I know colleagues — including some very good ones — who let their board certifications lapse, and I understand the skepticism in some quarters about the MOC process. The benefit is hard to quantify, and it costs both time and money. Some physicians question the exam’s relevance to the problems we are called upon to solve each day and ask whether we’d be better off spending our educational time otherwise. And, although other professions in the U.S. require a process of recertification, most do not require an exam. For many physicians, recertification has been a rite of passage to be tolerated, and we study “just to get through it.” Indeed, while the principle of participating in board certification for our profession is easy to embrace, the process has been problematic.
But physicians have unique responsibilities in society, even among healthcare providers. When it comes to a patient’s most difficult and complex problems, we are the last recourse. With calls for increased oversight, transparency, and regulation of physicians in recent years, it’s in our profession’s interest to show that we can regulate quality ourselves.
When we are students and in training, built-in feedback from teachers and peers lets us know where we perform well and what needs improvement. But after training, our clinical practice is done mostly alone and independently. How can we know if our decisions are on par with current standards?

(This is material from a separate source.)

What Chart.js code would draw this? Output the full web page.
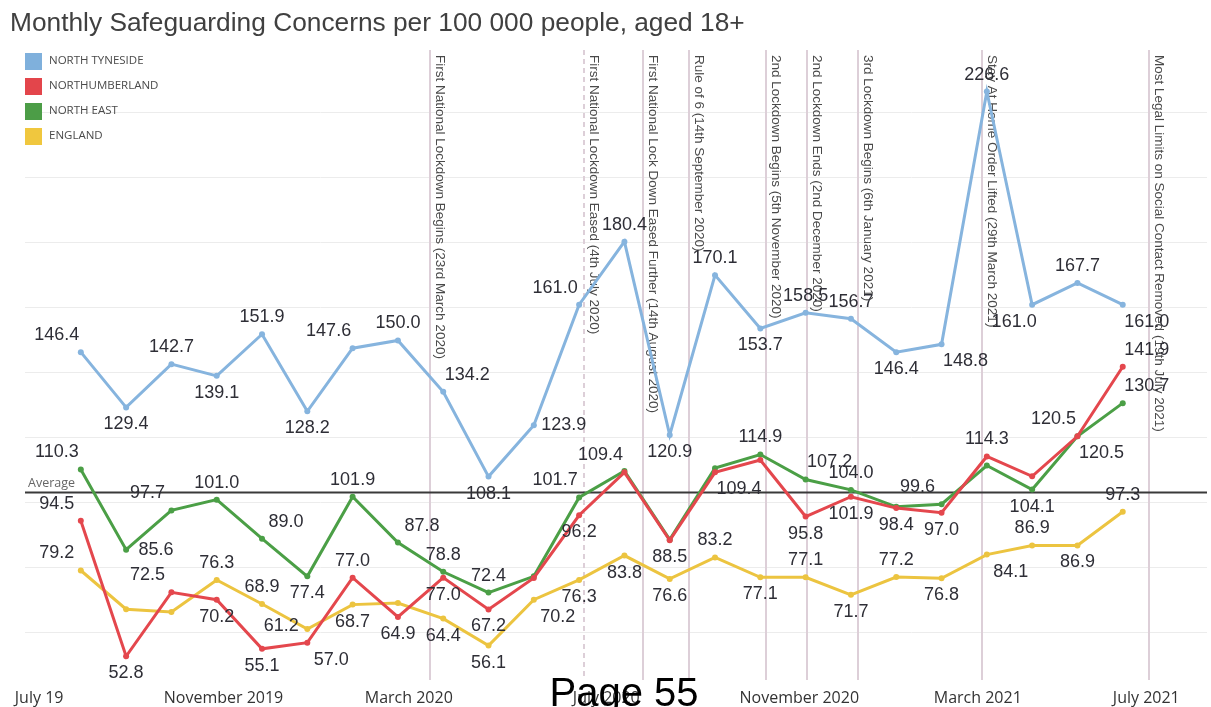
<!DOCTYPE html>
<html>
<head>
<meta charset="utf-8">
<title>Monthly Safeguarding Concerns</title>
<script src="https://cdn.jsdelivr.net/npm/chart.js@4.4.0/dist/chart.umd.min.js"></script>
<style>
  html, body { margin: 0; padding: 0; background: #fff; }
  #wrap { width: 1211px; height: 707px; }
</style>
</head>
<body>
<div id="wrap"><canvas id="chart" width="1211" height="707"></canvas></div>
<script>
// months plotted (first of month), Aug 2019 .. Jul 2021
const months = ['2019-08', '2019-09', '2019-10', '2019-11', '2019-12', '2020-01', '2020-02', '2020-03',
  '2020-04', '2020-05', '2020-06', '2020-07', '2020-08', '2020-09', '2020-10', '2020-11', '2020-12',
  '2021-01', '2021-02', '2021-03', '2021-04', '2021-05', '2021-06', '2021-07'];

const northTyneside = [146.4, 129.4, 142.7, 139.1, 151.9, 128.2, 147.6, 150.0, 134.2, 108.1, 123.9, 161.0,
  180.4, 120.9, 170.1, 153.7, 158.5, 156.7, 146.4, 148.8, 226.6, 161.0, 167.7, 161.0];
const northumberland = [94.5, 52.8, 72.5, 70.2, 55.1, 57.0, 77.0, 64.9, 77.0, 67.2, 76.9, 96.2,
  109.4, 88.5, 109.4, 113.2, 95.8, 101.9, 98.4, 97.0, 114.3, 108.2, 120.5, 141.9];
const northEast = [110.3, 85.6, 97.7, 101.0, 89.0, 77.4, 101.9, 87.8, 78.8, 72.4, 77.4, 101.7,
  109.8, 88.7, 110.7, 114.9, 107.2, 104.0, 98.8, 99.6, 111.5, 104.1, 120.5, 130.7];
const england = [79.2, 67.3, 66.4, 76.3, 68.9, 61.2, 68.7, 69.2, 64.4, 56.1, 70.2, 76.3,
  83.8, 76.6, 83.2, 77.1, 77.1, 71.7, 77.2, 76.8, 84.1, 86.9, 86.9, 97.3];

const averageValue = 103.4;

const tickLabels = ['July 19', 'November 2019', 'March 2020', 'July 2020', 'November 2020', 'March 2021', 'July 2021'];

const eventDates = ['2020-03-23', '2020-07-04', '2020-08-14', '2020-09-14', '2020-11-05', '2020-12-02',
  '2021-01-06', '2021-03-29', '2021-07-19'];
const eventLabels = [
  'First National Lockdown Begins (23rd March 2020)',
  'First National Lockdown Eased (4th July 2020)',
  'First National Lock Down Eased Further (14th August 2020)',
  'Rule of 6 (14th September 2020)',
  '2nd Lockdown Begins (5th November 2020)',
  '2nd Lockdown Ends (2nd December 2020)',
  '3rd Lockdown Begins (6th January 2021)',
  'Stay At Home Order Lifted (29th March 2021)',
  'Most Legal Limits on Social Contact Removed (19th July 2021)'
];

// months since 1 July 2019
function monthIndex(s) {
  const p = s.split('-').map(Number);
  const base = (p[0] - 2019) * 12 + (p[1] - 7);
  if (p.length < 3) return base;
  const days = new Date(p[0], p[1], 0).getDate();
  return base + (p[2] - 1) / days;
}

function toPoints(vals) {
  return vals.map((v, i) => ({ x: monthIndex(months[i]), y: v }));
}

// where each value label sits relative to its point ('' = not shown)
const labelSpots = [
  ['al','b','a','b','a','b','al','a','ar','b','r','al','a','b','a','b','a','a','b','br','a','bl','a','br'],
  ['al','b','al','b','b','br','a','b','b','b','','b','al','b','br','','b','b','b','b','a','','br','ar'],
  ['al','r','al','a','ar','b','a','ar','a','a','','al','','','','a','ar','a','','al','','b','al','ar'],
  ['al','','','a','a','l','b','','b','b','br','b','b','b','a','b','a','b','a','b','br','a','b','a']
];
const spotOffset = {
  a: [0, -17], b: [0, 17], al: [-24, -17], ar: [24, -17],
  bl: [-18, 17], br: [24, 17], l: [-26, -3], r: [30, 0]
};

const extras = {
  id: 'extras',
  beforeDatasetsDraw(chart) {
    const { ctx, chartArea, scales } = chart;
    ctx.save();
    // events
    eventDates.forEach((d, i) => {
      const x = Math.round(scales.x.getPixelForValue(monthIndex(d)));
      ctx.strokeStyle = '#ddcfd8';
      ctx.lineWidth = 2;
      ctx.setLineDash(i === 1 ? [5, 4] : []);
      ctx.beginPath();
      ctx.moveTo(x, chartArea.top + 2);
      ctx.lineTo(x, chartArea.bottom);
      ctx.stroke();
      ctx.setLineDash([]);
      ctx.save();
      ctx.translate(x + 3, chartArea.top + 7);
      ctx.rotate(Math.PI / 2);
      ctx.font = '13.5px "Liberation Sans", Arial, sans-serif';
      ctx.fillStyle = '#4a4a4a';
      ctx.textAlign = 'left';
      ctx.textBaseline = 'bottom';
      ctx.fillText(eventLabels[i], 0, 0);
      ctx.restore();
    });
    // average line
    const ya = Math.round(scales.y.getPixelForValue(averageValue)) + 0.5;
    ctx.strokeStyle = '#3a3a3a';
    ctx.lineWidth = 2;
    ctx.beginPath();
    ctx.moveTo(chartArea.left, ya);
    ctx.lineTo(chartArea.right, ya);
    ctx.stroke();
    ctx.font = '12.5px "Open Sans", sans-serif';
    ctx.fillStyle = '#666';
    ctx.textAlign = 'left';
    ctx.textBaseline = 'bottom';
    ctx.fillText('Average', chartArea.left + 3, ya - 3);
    ctx.restore();
  },
  afterDatasetsDraw(chart) {
    const { ctx } = chart;
    ctx.save();
    ctx.font = '18px "Liberation Sans", Arial, sans-serif';
    ctx.fillStyle = '#2e2e36';
    ctx.textAlign = 'center';
    ctx.textBaseline = 'middle';
    chart.data.datasets.forEach((ds, di) => {
      const meta = chart.getDatasetMeta(di);
      meta.data.forEach((pt, i) => {
        const spot = labelSpots[di][i];
        if (!spot) return;
        const off = spotOffset[spot];
        ctx.fillText(ds.data[i].y.toFixed(1), pt.x + off[0], pt.y + off[1]);
      });
    });
    ctx.restore();
  },
  afterDraw(chart) {
    const { ctx, chartArea } = chart;
    ctx.save();
    // title
    ctx.font = '26.3px "Liberation Sans", Arial, sans-serif';
    ctx.fillStyle = '#404040';
    ctx.textAlign = 'left';
    ctx.textBaseline = 'alphabetic';
    ctx.fillText('Monthly Safeguarding Concerns per 100 000 people, aged 18+', 10, 31);
    // legend
    ctx.font = '11.5px "Open Sans", sans-serif';
    ctx.textBaseline = 'middle';
    chart.data.datasets.forEach((ds, i) => {
      const y = 53 + i * 25;
      ctx.fillStyle = ds.legendColor;
      ctx.fillRect(chartArea.left, y, 17, 17);
      ctx.fillStyle = '#4a4a4a';
      ctx.fillText(ds.label, chartArea.left + 24, y + 8);
    });
    // page marker
    ctx.font = '40px "Liberation Sans", Arial, sans-serif';
    ctx.fillStyle = '#000';
    ctx.textAlign = 'center';
    ctx.textBaseline = 'alphabetic';
    ctx.fillText('Page 55', 624, 706);
    ctx.restore();
  }
};

function series(label, vals, color, legendColor) {
  return {
    label: label,
    data: toPoints(vals),
    borderColor: color,
    backgroundColor: color,
    legendColor: legendColor,
    borderWidth: 3,
    pointRadius: 3,
    pointBorderWidth: 0,
    tension: 0
  };
}

new Chart(document.getElementById('chart'), {
  type: 'line',
  data: {
    datasets: [
      series('NORTH TYNESIDE', northTyneside, '#86b4de', '#7fb0dc'),
      series('NORTHUMBERLAND', northumberland, '#e4474d', '#e3454b'),
      series('NORTH EAST', northEast, '#4b9f46', '#4c9d47'),
      series('ENGLAND', england, '#ecc440', '#f0c73e')
    ]
  },
  options: {
    responsive: false,
    animation: false,
    devicePixelRatio: 1,
    layout: { padding: { left: 25, top: 48, right: 0, bottom: 0 } },
    plugins: {
      legend: { display: false },
      title: { display: false },
      tooltip: { enabled: false }
    },
    scales: {
      x: {
        type: 'linear',
        min: -0.232,
        max: 25.86,
        grid: { display: false },
        border: { display: false },
        afterBuildTicks: (scale) => {
          // label anchors as placed in the original axis (months since July 2019)
          const at = [0.08, 4.15, 8.24, 12.6, 16.86, 20.8, 24.52];
          scale.ticks = at.map(v => ({ value: v }));
        },
        afterFit: (scale) => { scale.height = 27; },
        ticks: {
          autoSkip: false,
          maxRotation: 0,
          padding: 1,
          color: '#333',
          font: { family: '"Open Sans", sans-serif', size: 16 },
          callback: (v, i) => tickLabels[i]
        }
      },
      y: {
        min: 45.5,
        max: 240,
        border: { display: false },
        grid: { color: '#ececec', lineWidth: 1, drawTicks: false },
        afterBuildTicks: (scale) => {
          const t = [];
          for (let v = 60; v <= 220; v += 20) t.push({ value: v });
          scale.ticks = t;
        },
        afterFit: (scale) => { scale.width = 0; },
        ticks: { display: false }
      }
    }
  },
  plugins: [extras]
});
</script>
</body>
</html>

Why I Opted for ABIM Recertification
A certification/recertification program to measure competence encourages us to keep pace with change. Research shows that without continuous updating, a physician’s skills and knowledge tend to decline with time – and that clinicians who choose to recertify tend to perform better on standardized measures of quality and patient outcomes than clinicians who do not recertify.

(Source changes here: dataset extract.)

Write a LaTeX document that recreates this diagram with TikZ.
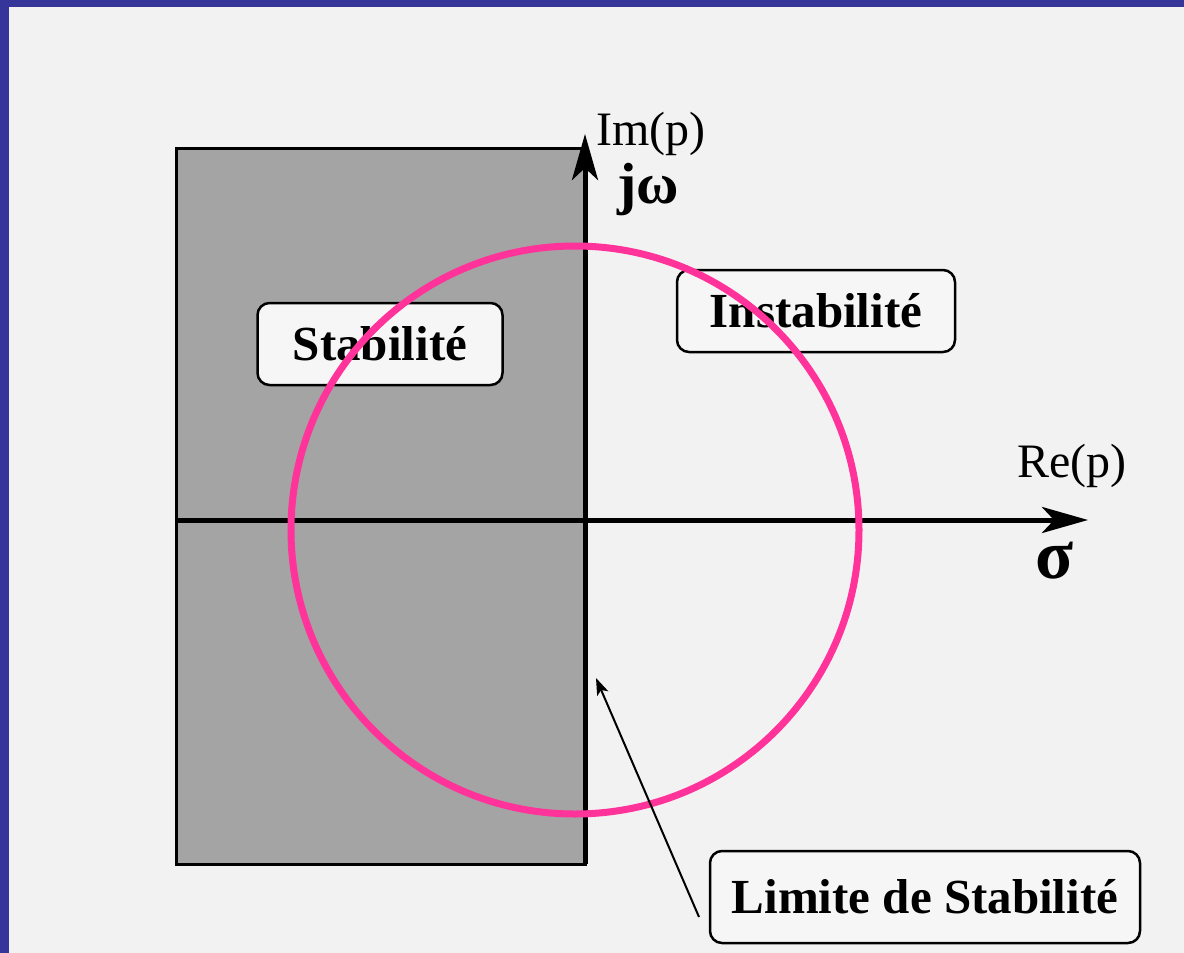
\documentclass[tikz,border=0pt]{standalone}
\usepackage{fontspec}
\setmainfont{Liberation Serif}
\usetikzlibrary{arrows.meta}
\definecolor{bluebord}{RGB}{54,54,154}
\definecolor{paper}{RGB}{242,242,242}
\definecolor{boxfill}{RGB}{246,246,246}
\definecolor{shade}{RGB}{164,164,164}
\definecolor{pinkc}{RGB}{255,51,153}
\begin{document}
\begin{tikzpicture}[x=1pt,y=-1pt,
  lbl/.style={draw=black, line width=2.5pt, rounded corners=12pt, fill=boxfill,
    font=\fontsize{49}{52}\selectfont\bfseries, inner sep=0pt, minimum height=82pt},
  axisarrow/.style={line width=5pt, -{Stealth[length=46pt,width=26pt,inset=12pt]}},
  axlbl/.style={inner sep=0pt, font=\fontsize{48}{52}\selectfont},
  greek/.style={inner sep=0pt, font=\fontsize{58}{62}\selectfont\bfseries}]
\useasboundingbox (0,0) rectangle (1184,953);
\fill[paper] (0,0) rectangle (1184,953);
\fill[bluebord] (0,0) rectangle (1184,7);
\fill[bluebord] (0,0) rectangle (9,953);
% shaded stable half-plane
\draw[line width=3pt, fill=shade] (176,148) rectangle (585,864);
% labels
\node[lbl, minimum width=245pt] (stab) at (380,344) {Stabilité};
\node[lbl, minimum width=278pt] (instab) at (816,311) {Instabilité};
\node[lbl, minimum width=430pt, minimum height=92pt] (lim) at (925,897) {Limite de Stabilité};
% axes
\coordinate (ybot) at (585,864);
\coordinate (ytop) at (585,134);
\coordinate (xleft) at (176,520);
\coordinate (xright) at (1088,520);
\draw[axisarrow] (ybot) -- (ytop);
\draw[axisarrow] (xleft) -- (xright);
\node[axlbl] (im) at (651,134) {Im(p)};
\node[greek] (jw) at (648,190) {jω};
\node[axlbl] (re) at (1072,466) {Re(p)};
\node[inner sep=0pt, font=\fontsize{70}{74}\selectfont\bfseries] (sig) at (1055,561) {σ};
% circle
\node[draw=pinkc, line width=7pt, circle, minimum size=568pt, inner sep=0pt] (circ) at (575,530) {};
% limit arrow
\coordinate (limstart) at (699,917);
\coordinate (limtip) at (596,678);
\draw[line width=2pt, -{Stealth[length=17pt,width=12pt,inset=4pt]}] (limstart) -- (limtip);
\end{tikzpicture}
\end{document}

The certification and recertification process establishes a blueprint for the body of knowledge we should challenge ourselves to keep fresh, sets a quality standard, and provides a publicly accountable measure for that quality. The current ABIM MOC process, with recent changes, is the avenue we currently have, designed by our peers.
I decided to take the ABIM recertification exams in both internal medicine exam and endocrinology, diabetes, and metabolism. Even though it called for a commitment of time and expense, this was my personal way of participating in the process of staying current and demonstrating my commitment to continuous self-improvement.
What I Gained from My ABIM Board Review Preparation
As I worked through the material to review for my board exams, I reviewed guidelines that were useful to my practice. I used a combination of modules from ABIM and the Endocrine Society and completed a practice audit on diabetes care. With these materials, I updated myself on new guidelines, and I reviewed cases that I see less frequently in my diabetology-focused practice but would expect myself to know. I found some elements of my practice that could be, and were, improved through the practice improvement module. Ultimately, it was good for me and good for my patients.
I’m glad I recertified. (Yes, I passed both exams.) Going through the process assured me that amidst my own busy practice — with its paperwork, phone calls, and endless distractions — I am prepared to make tricky clinical decisions and to work through and solve challenging problems. Recertification was an opportunity to check in with myself, to make sure I am positioned to make those decisions.
By saying yes to recertification and using an approach that is relevant and intellectually invigorating, we stand to gain as individual physicians, and perhaps ultimately the profession gains too.